DESCRIPTION OF THE TASK: Transcribe the listing verbatim. Do not carry over any pictures.

================================

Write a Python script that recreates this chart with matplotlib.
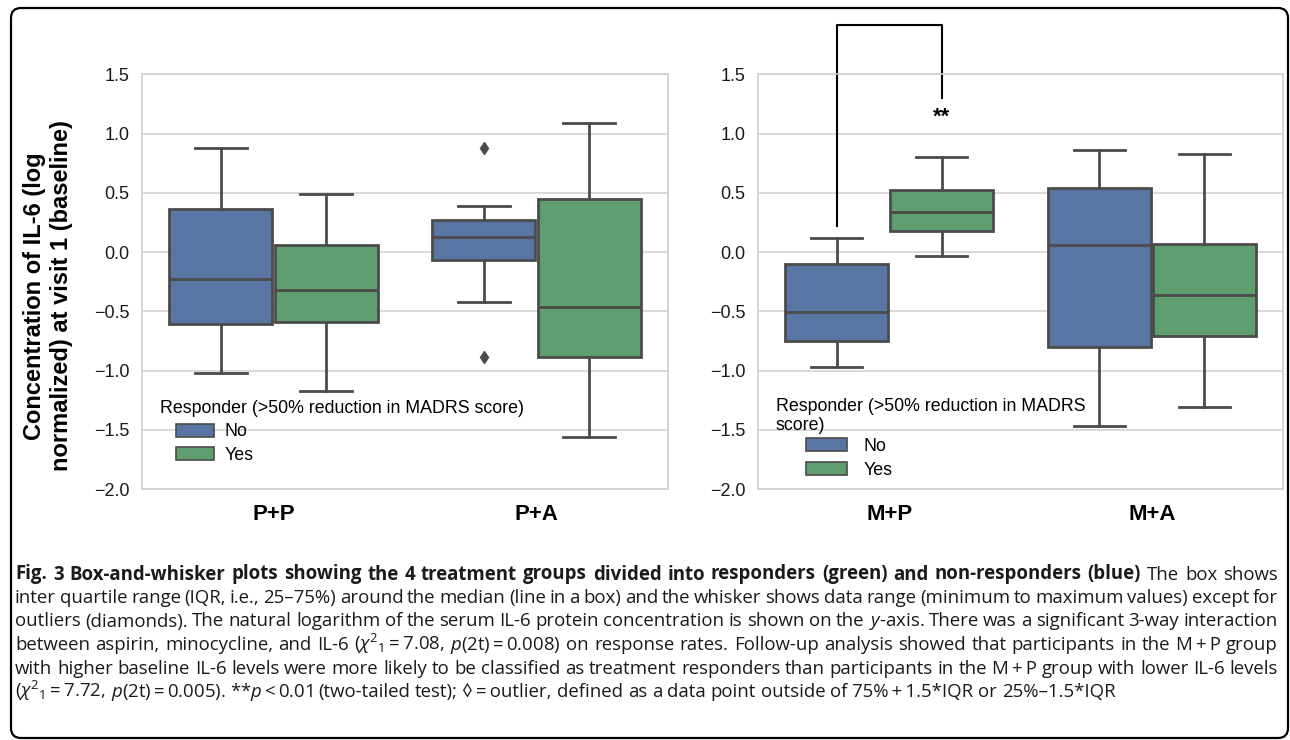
import matplotlib

matplotlib.use("Agg")
import matplotlib.pyplot as plt
from matplotlib.patches import FancyBboxPatch, Patch

plt.rcParams["font.family"] = ["Liberation Sans", "DejaVu Sans"]
plt.rcParams["mathtext.fontset"] = "custom"
plt.rcParams["mathtext.rm"] = "Open Sans"
plt.rcParams["mathtext.it"] = "Open Sans:italic"
plt.rcParams["mathtext.bf"] = "Open Sans:bold"

W, H = 1290, 740

# data (order per panel: grp1 No, grp1 Yes, grp2 No, grp2 Yes)
left_groups = ["P+P", "P+A"]
right_groups = ["M+P", "M+A"]
hues = ["No", "Yes"]

left_whislo = [-1.02, -1.17, -0.42, -1.56]
left_q1 = [-0.61, -0.59, -0.07, -0.89]
left_med = [-0.23, -0.32, 0.13, -0.46]
left_q3 = [0.36, 0.06, 0.27, 0.45]
left_whishi = [0.88, 0.49, 0.39, 1.09]
left_fliers = [[], [], [0.88, -0.89], []]

right_whislo = [-0.97, -0.03, -1.47, -1.31]
right_q1 = [-0.75, 0.18, -0.80, -0.71]
right_med = [-0.51, 0.34, 0.06, -0.36]
right_q3 = [-0.10, 0.52, 0.54, 0.07]
right_whishi = [0.12, 0.80, 0.86, 0.83]
right_fliers = [[], [], [], []]

# significance bracket on M+P (No vs Yes)
sig_left_foot = 0.22
sig_top = 1.92
sig_right_foot = 1.30
sig_text = "**"

legend_title = "Responder (>50% reduction in MADRS score)"
legend_title_wrapped = "Responder (>50% reduction in MADRS\nscore)"
ylabel = "Concentration of IL-6 (log\nnormalized) at visit 1 (baseline)"

ts = "\u2009"  # thin space, not stretched by justification
caption_lines = [
    [("Fig. 3 Box-and-whisker plots showing the 4 treatment groups divided into "
      "responders (green) and non-responders (blue)", "bold"),
     ("The box shows", "normal")],
    [("inter quartile range (IQR, i.e., 25–75%) around the median (line in a box) "
      "and the whisker shows data range (minimum to maximum values) except for", "normal")],
    [("outliers (diamonds). The natural logarithm of the serum IL-6 protein "
      "concentration is shown on the $y$-axis. There was a significant 3-way interaction", "normal")],
    [(f"between aspirin, minocycline, and IL-6 ($\\chi^2{{}}_1${ts}={ts}7.08, $p$(2t){ts}={ts}0.008) "
      f"on response rates. Follow-up analysis showed that participants in the M{ts}+{ts}P group", "normal")],
    [(f"with higher baseline IL-6 levels were more likely to be classified as treatment "
      f"responders than participants in the M{ts}+{ts}P group with lower IL-6 levels", "normal")],
    [(f"($\\chi^2{{}}_1${ts}={ts}7.72, $p$(2t){ts}={ts}0.005). **$p${ts}<{ts}0.01 (two-tailed test); "
      f"◊{ts}={ts}outlier, defined as a data point outside of 75%{ts}+{ts}1.5*IQR or 25%–1.5*IQR", "normal")],
]

blue = "#5875a4"
green = "#5f9e6e"
gray = "#4b4b4b"
grid_c = "#d0d0d0"

fig = plt.figure(figsize=(W / 100, H / 100), dpi=100)
ax1 = fig.add_axes([142 / W, 1 - 489 / H, 526 / W, 414.7 / H])
ax2 = fig.add_axes([758 / W, 1 - 489 / H, 525 / W, 414.7 / H])


def draw_panel(ax, groups, whislo, q1, med, q3, whishi, fliers):
    k = 0
    for i, g in enumerate(groups):
        for j, (h, c) in enumerate(zip(hues, [blue, green])):
            st = dict(med=med[k], q1=q1[k], q3=q3[k], whislo=whislo[k],
                      whishi=whishi[k], fliers=fliers[k])
            ax.bxp([st], positions=[i + (j - 0.5) * 0.4], widths=0.392,
                   patch_artist=True, manage_ticks=False,
                   boxprops=dict(facecolor=c, edgecolor=gray, linewidth=2),
                   medianprops=dict(color=gray, linewidth=2),
                   whiskerprops=dict(color=gray, linewidth=2),
                   capprops=dict(color=gray, linewidth=2),
                   flierprops=dict(marker="d", markerfacecolor=gray,
                                   markeredgecolor=gray, markersize=6))
            k += 1
    ax.set_xlim(-0.5, len(groups) - 0.5)
    ax.set_ylim(-2.0, 1.5)
    ax.set_yticks([-2.0, -1.5, -1.0, -0.5, 0.0, 0.5, 1.0, 1.5])
    ax.set_yticklabels([f"{v:.1f}".replace("-", "\u2212") for v in ax.get_yticks()])
    ax.set_xticks(range(len(groups)))
    ax.set_xticklabels(groups, fontweight="bold", fontsize=16)
    ax.tick_params(axis="y", length=0, pad=9, labelsize=13, labelcolor="#1a1a1a")
    ax.tick_params(axis="x", length=0, pad=10.5, labelcolor="black")
    ax.grid(axis="y", color=grid_c, linewidth=1.1)
    ax.set_axisbelow(True)
    for s in ax.spines.values():
        s.set_color(grid_c)
        s.set_linewidth(1.2)


draw_panel(ax1, left_groups, left_whislo, left_q1, left_med, left_q3, left_whishi, left_fliers)
draw_panel(ax2, right_groups, right_whislo, right_q1, right_med, right_q3, right_whishi, right_fliers)

# legends
handles = [Patch(facecolor=blue, edgecolor=gray, linewidth=1.2, label="No"),
           Patch(facecolor=green, edgecolor=gray, linewidth=1.2, label="Yes")]
ax1.text(0.034, 0.195, legend_title, transform=ax1.transAxes, fontsize=12.8,
         ha="left", va="center")
ax1.legend(handles=handles, loc="upper left", bbox_to_anchor=(0.0646, 0.158),
           frameon=False, fontsize=12.8, handlelength=2.13, handleheight=0.71,
           handletextpad=0.62, labelspacing=0.36, borderpad=0, borderaxespad=0)
ax2.text(0.034, 0.176, legend_title_wrapped, transform=ax2.transAxes, fontsize=12.8,
         ha="left", va="center", linespacing=1.2)
ax2.legend(handles=handles, loc="upper left", bbox_to_anchor=(0.0914, 0.123),
           frameon=False, fontsize=12.8, handlelength=2.3, handleheight=0.73,
           handletextpad=0.95, labelspacing=0.37, borderpad=0, borderaxespad=0)

# significance bracket
ax2.plot([-0.2, -0.2, 0.2, 0.2], [sig_left_foot, sig_top, sig_top, sig_right_foot],
         color="black", linewidth=1.5, clip_on=False)
ax2.text(0.2, 1.225, sig_text, ha="center", va="top", fontsize=16, fontweight="bold")

fig.text(48 / W, 1 - 296 / H, ylabel, rotation=90, ha="center", va="center",
         multialignment="center", fontsize=17, fontweight="bold")

# caption, justified like the journal layout
cap_family = ["Open Sans", "DejaVu Sans"]
cap_fs = 13.4
cap_left, cap_right = 15, 1278
renderer = fig.canvas.get_renderer()
for n, chunks in enumerate(caption_lines):
    words = [(w, wt) for txt, wt in chunks for w in txt.split(" ")]
    yb = 1 - (579.5 + 23.5 * n) / H
    arts = [fig.text(0, yb, w, fontsize=cap_fs, fontweight=wt, family=cap_family,
                     va="baseline", color="#1a1a1a") for w, wt in words]
    widths = [a.get_window_extent(renderer=renderer).width for a in arts]
    if n == len(caption_lines) - 1:
        gap = 0.26 * cap_fs * 100 / 72
    else:
        gap = (cap_right - cap_left - sum(widths)) / (len(words) - 1)
    x = cap_left
    for a, w in zip(arts, widths):
        a.set_x(x / W)
        x += w + gap

border = FancyBboxPatch((0.11, 0.02), 12.77, 7.30,
                        boxstyle="round,pad=0,rounding_size=0.1",
                        transform=fig.dpi_scale_trans, fill=False,
                        edgecolor="black", linewidth=1.6)
fig.add_artist(border)

fig.savefig("out.png", dpi=100)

================================

COMPLETED TASK:
Write a Python script that recreates this chart with matplotlib.
import matplotlib

matplotlib.use("Agg")
import matplotlib.pyplot as plt
from matplotlib.patches import FancyBboxPatch, Patch

plt.rcParams["font.family"] = ["Liberation Sans", "DejaVu Sans"]
plt.rcParams["mathtext.fontset"] = "custom"
plt.rcParams["mathtext.rm"] = "Open Sans"
plt.rcParams["mathtext.it"] = "Open Sans:italic"
plt.rcParams["mathtext.bf"] = "Open Sans:bold"

W, H = 1290, 740

# data (order per panel: grp1 No, grp1 Yes, grp2 No, grp2 Yes)
left_groups = ["P+P", "P+A"]
right_groups = ["M+P", "M+A"]
hues = ["No", "Yes"]

left_whislo = [-1.02, -1.17, -0.42, -1.56]
left_q1 = [-0.61, -0.59, -0.07, -0.89]
left_med = [-0.23, -0.32, 0.13, -0.46]
left_q3 = [0.36, 0.06, 0.27, 0.45]
left_whishi = [0.88, 0.49, 0.39, 1.09]
left_fliers = [[], [], [0.88, -0.89], []]

right_whislo = [-0.97, -0.03, -1.47, -1.31]
right_q1 = [-0.75, 0.18, -0.80, -0.71]
right_med = [-0.51, 0.34, 0.06, -0.36]
right_q3 = [-0.10, 0.52, 0.54, 0.07]
right_whishi = [0.12, 0.80, 0.86, 0.83]
right_fliers = [[], [], [], []]

# significance bracket on M+P (No vs Yes)
sig_left_foot = 0.22
sig_top = 1.92
sig_right_foot = 1.30
sig_text = "**"

legend_title = "Responder (>50% reduction in MADRS score)"
legend_title_wrapped = "Responder (>50% reduction in MADRS\nscore)"
ylabel = "Concentration of IL-6 (log\nnormalized) at visit 1 (baseline)"

ts = "\u2009"  # thin space, not stretched by justification
caption_lines = [
    [("Fig. 3 Box-and-whisker plots showing the 4 treatment groups divided into "
      "responders (green) and non-responders (blue)", "bold"),
     ("The box shows", "normal")],
    [("inter quartile range (IQR, i.e., 25–75%) around the median (line in a box) "
      "and the whisker shows data range (minimum to maximum values) except for", "normal")],
    [("outliers (diamonds). The natural logarithm of the serum IL-6 protein "
      "concentration is shown on the $y$-axis. There was a significant 3-way interaction", "normal")],
    [(f"between aspirin, minocycline, and IL-6 ($\\chi^2{{}}_1${ts}={ts}7.08, $p$(2t){ts}={ts}0.008) "
      f"on response rates. Follow-up analysis showed that participants in the M{ts}+{ts}P group", "normal")],
    [(f"with higher baseline IL-6 levels were more likely to be classified as treatment "
      f"responders than participants in the M{ts}+{ts}P group with lower IL-6 levels", "normal")],
    [(f"($\\chi^2{{}}_1${ts}={ts}7.72, $p$(2t){ts}={ts}0.005). **$p${ts}<{ts}0.01 (two-tailed test); "
      f"◊{ts}={ts}outlier, defined as a data point outside of 75%{ts}+{ts}1.5*IQR or 25%–1.5*IQR", "normal")],
]

blue = "#5875a4"
green = "#5f9e6e"
gray = "#4b4b4b"
grid_c = "#d0d0d0"

fig = plt.figure(figsize=(W / 100, H / 100), dpi=100)
ax1 = fig.add_axes([142 / W, 1 - 489 / H, 526 / W, 414.7 / H])
ax2 = fig.add_axes([758 / W, 1 - 489 / H, 525 / W, 414.7 / H])


def draw_panel(ax, groups, whislo, q1, med, q3, whishi, fliers):
    k = 0
    for i, g in enumerate(groups):
        for j, (h, c) in enumerate(zip(hues, [blue, green])):
            st = dict(med=med[k], q1=q1[k], q3=q3[k], whislo=whislo[k],
                      whishi=whishi[k], fliers=fliers[k])
            ax.bxp([st], positions=[i + (j - 0.5) * 0.4], widths=0.392,
                   patch_artist=True, manage_ticks=False,
                   boxprops=dict(facecolor=c, edgecolor=gray, linewidth=2),
                   medianprops=dict(color=gray, linewidth=2),
                   whiskerprops=dict(color=gray, linewidth=2),
                   capprops=dict(color=gray, linewidth=2),
                   flierprops=dict(marker="d", markerfacecolor=gray,
                                   markeredgecolor=gray, markersize=6))
            k += 1
    ax.set_xlim(-0.5, len(groups) - 0.5)
    ax.set_ylim(-2.0, 1.5)
    ax.set_yticks([-2.0, -1.5, -1.0, -0.5, 0.0, 0.5, 1.0, 1.5])
    ax.set_yticklabels([f"{v:.1f}".replace("-", "\u2212") for v in ax.get_yticks()])
    ax.set_xticks(range(len(groups)))
    ax.set_xticklabels(groups, fontweight="bold", fontsize=16)
    ax.tick_params(axis="y", length=0, pad=9, labelsize=13, labelcolor="#1a1a1a")
    ax.tick_params(axis="x", length=0, pad=10.5, labelcolor="black")
    ax.grid(axis="y", color=grid_c, linewidth=1.1)
    ax.set_axisbelow(True)
    for s in ax.spines.values():
        s.set_color(grid_c)
        s.set_linewidth(1.2)


draw_panel(ax1, left_groups, left_whislo, left_q1, left_med, left_q3, left_whishi, left_fliers)
draw_panel(ax2, right_groups, right_whislo, right_q1, right_med, right_q3, right_whishi, right_fliers)

# legends
handles = [Patch(facecolor=blue, edgecolor=gray, linewidth=1.2, label="No"),
           Patch(facecolor=green, edgecolor=gray, linewidth=1.2, label="Yes")]
ax1.text(0.034, 0.195, legend_title, transform=ax1.transAxes, fontsize=12.8,
         ha="left", va="center")
ax1.legend(handles=handles, loc="upper left", bbox_to_anchor=(0.0646, 0.158),
           frameon=False, fontsize=12.8, handlelength=2.13, handleheight=0.71,
           handletextpad=0.62, labelspacing=0.36, borderpad=0, borderaxespad=0)
ax2.text(0.034, 0.176, legend_title_wrapped, transform=ax2.transAxes, fontsize=12.8,
         ha="left", va="center", linespacing=1.2)
ax2.legend(handles=handles, loc="upper left", bbox_to_anchor=(0.0914, 0.123),
           frameon=False, fontsize=12.8, handlelength=2.3, handleheight=0.73,
           handletextpad=0.95, labelspacing=0.37, borderpad=0, borderaxespad=0)

# significance bracket
ax2.plot([-0.2, -0.2, 0.2, 0.2], [sig_left_foot, sig_top, sig_top, sig_right_foot],
         color="black", linewidth=1.5, clip_on=False)
ax2.text(0.2, 1.225, sig_text, ha="center", va="top", fontsize=16, fontweight="bold")

fig.text(48 / W, 1 - 296 / H, ylabel, rotation=90, ha="center", va="center",
         multialignment="center", fontsize=17, fontweight="bold")

# caption, justified like the journal layout
cap_family = ["Open Sans", "DejaVu Sans"]
cap_fs = 13.4
cap_left, cap_right = 15, 1278
renderer = fig.canvas.get_renderer()
for n, chunks in enumerate(caption_lines):
    words = [(w, wt) for txt, wt in chunks for w in txt.split(" ")]
    yb = 1 - (579.5 + 23.5 * n) / H
    arts = [fig.text(0, yb, w, fontsize=cap_fs, fontweight=wt, family=cap_family,
                     va="baseline", color="#1a1a1a") for w, wt in words]
    widths = [a.get_window_extent(renderer=renderer).width for a in arts]
    if n == len(caption_lines) - 1:
        gap = 0.26 * cap_fs * 100 / 72
    else:
        gap = (cap_right - cap_left - sum(widths)) / (len(words) - 1)
    x = cap_left
    for a, w in zip(arts, widths):
        a.set_x(x / W)
        x += w + gap

border = FancyBboxPatch((0.11, 0.02), 12.77, 7.30,
                        boxstyle="round,pad=0,rounding_size=0.1",
                        transform=fig.dpi_scale_trans, fill=False,
                        edgecolor="black", linewidth=1.6)
fig.add_artist(border)

fig.savefig("out.png", dpi=100)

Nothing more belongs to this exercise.